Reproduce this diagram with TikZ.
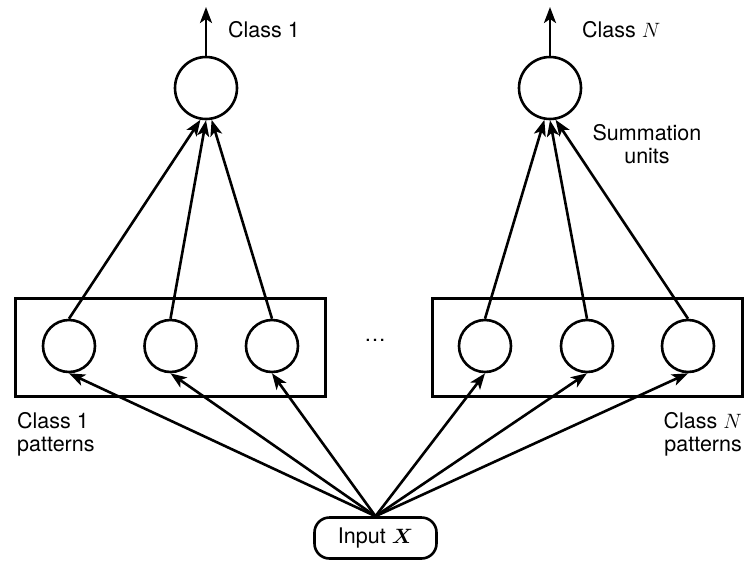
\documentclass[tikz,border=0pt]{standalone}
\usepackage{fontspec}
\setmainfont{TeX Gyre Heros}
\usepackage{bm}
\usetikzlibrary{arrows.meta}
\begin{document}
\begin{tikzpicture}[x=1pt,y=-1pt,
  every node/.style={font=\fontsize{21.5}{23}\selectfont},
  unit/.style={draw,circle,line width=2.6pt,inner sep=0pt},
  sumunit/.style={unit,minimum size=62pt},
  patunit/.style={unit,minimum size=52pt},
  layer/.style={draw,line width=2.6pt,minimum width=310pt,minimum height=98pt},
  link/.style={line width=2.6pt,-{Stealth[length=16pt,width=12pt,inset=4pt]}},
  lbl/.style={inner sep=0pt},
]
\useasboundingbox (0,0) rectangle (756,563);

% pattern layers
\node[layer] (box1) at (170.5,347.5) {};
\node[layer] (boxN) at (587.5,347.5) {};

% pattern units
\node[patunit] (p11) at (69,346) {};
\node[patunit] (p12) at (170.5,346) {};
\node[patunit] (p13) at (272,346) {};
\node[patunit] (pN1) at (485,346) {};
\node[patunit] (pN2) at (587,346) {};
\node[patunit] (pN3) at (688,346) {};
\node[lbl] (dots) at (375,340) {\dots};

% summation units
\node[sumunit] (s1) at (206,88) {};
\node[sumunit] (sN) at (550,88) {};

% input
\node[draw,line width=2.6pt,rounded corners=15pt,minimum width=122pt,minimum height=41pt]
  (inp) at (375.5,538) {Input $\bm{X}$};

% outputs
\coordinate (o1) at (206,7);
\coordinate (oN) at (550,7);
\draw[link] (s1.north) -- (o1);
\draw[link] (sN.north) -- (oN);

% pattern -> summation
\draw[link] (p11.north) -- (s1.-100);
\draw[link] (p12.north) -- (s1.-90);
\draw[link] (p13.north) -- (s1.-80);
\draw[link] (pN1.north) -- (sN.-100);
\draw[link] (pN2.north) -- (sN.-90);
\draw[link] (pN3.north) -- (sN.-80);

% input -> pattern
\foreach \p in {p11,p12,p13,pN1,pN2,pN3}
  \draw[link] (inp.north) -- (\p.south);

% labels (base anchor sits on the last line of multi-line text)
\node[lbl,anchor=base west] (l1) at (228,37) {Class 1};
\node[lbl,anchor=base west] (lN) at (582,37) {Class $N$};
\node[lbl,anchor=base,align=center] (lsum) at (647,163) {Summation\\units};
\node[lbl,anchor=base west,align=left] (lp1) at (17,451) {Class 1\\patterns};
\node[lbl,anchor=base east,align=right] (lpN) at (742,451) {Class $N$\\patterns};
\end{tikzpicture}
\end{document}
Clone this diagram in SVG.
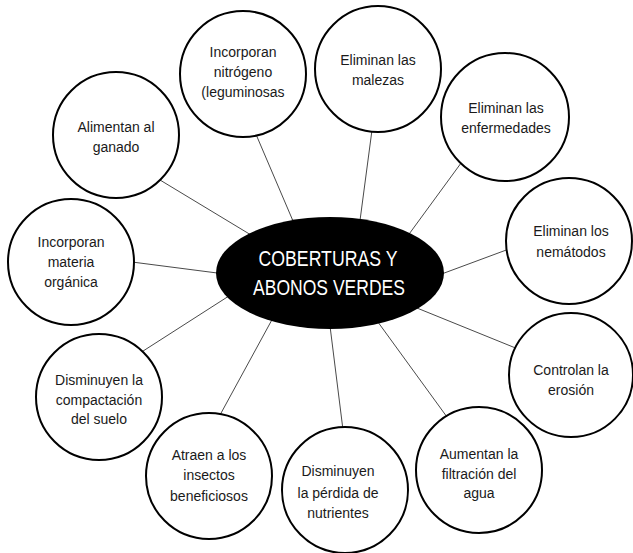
========================================
Goal of the exercise
Copy the entries above faithfully and omit every image.

Response
Reproduce this diagram with TikZ.
\documentclass[tikz,border=0pt]{standalone}
\usepackage{fontspec}
\setmainfont{TeX Gyre Heros}
\usepackage{bm}
\usetikzlibrary{arrows.meta}
\begin{document}
\begin{tikzpicture}[x=1pt,y=-1pt,
  every node/.style={font=\fontsize{21.5}{23}\selectfont},
  unit/.style={draw,circle,line width=2.6pt,inner sep=0pt},
  sumunit/.style={unit,minimum size=62pt},
  patunit/.style={unit,minimum size=52pt},
  layer/.style={draw,line width=2.6pt,minimum width=310pt,minimum height=98pt},
  link/.style={line width=2.6pt,-{Stealth[length=16pt,width=12pt,inset=4pt]}},
  lbl/.style={inner sep=0pt},
]
\useasboundingbox (0,0) rectangle (756,563);

% pattern layers
\node[layer] (box1) at (170.5,347.5) {};
\node[layer] (boxN) at (587.5,347.5) {};

% pattern units
\node[patunit] (p11) at (69,346) {};
\node[patunit] (p12) at (170.5,346) {};
\node[patunit] (p13) at (272,346) {};
\node[patunit] (pN1) at (485,346) {};
\node[patunit] (pN2) at (587,346) {};
\node[patunit] (pN3) at (688,346) {};
\node[lbl] (dots) at (375,340) {\dots};

% summation units
\node[sumunit] (s1) at (206,88) {};
\node[sumunit] (sN) at (550,88) {};

% input
\node[draw,line width=2.6pt,rounded corners=15pt,minimum width=122pt,minimum height=41pt]
  (inp) at (375.5,538) {Input $\bm{X}$};

% outputs
\coordinate (o1) at (206,7);
\coordinate (oN) at (550,7);
\draw[link] (s1.north) -- (o1);
\draw[link] (sN.north) -- (oN);

% pattern -> summation
\draw[link] (p11.north) -- (s1.-100);
\draw[link] (p12.north) -- (s1.-90);
\draw[link] (p13.north) -- (s1.-80);
\draw[link] (pN1.north) -- (sN.-100);
\draw[link] (pN2.north) -- (sN.-90);
\draw[link] (pN3.north) -- (sN.-80);

% input -> pattern
\foreach \p in {p11,p12,p13,pN1,pN2,pN3}
  \draw[link] (inp.north) -- (\p.south);

% labels (base anchor sits on the last line of multi-line text)
\node[lbl,anchor=base west] (l1) at (228,37) {Class 1};
\node[lbl,anchor=base west] (lN) at (582,37) {Class $N$};
\node[lbl,anchor=base,align=center] (lsum) at (647,163) {Summation\\units};
\node[lbl,anchor=base west,align=left] (lp1) at (17,451) {Class 1\\patterns};
\node[lbl,anchor=base east,align=right] (lpN) at (742,451) {Class $N$\\patterns};
\end{tikzpicture}
\end{document}
Clone this diagram in SVG.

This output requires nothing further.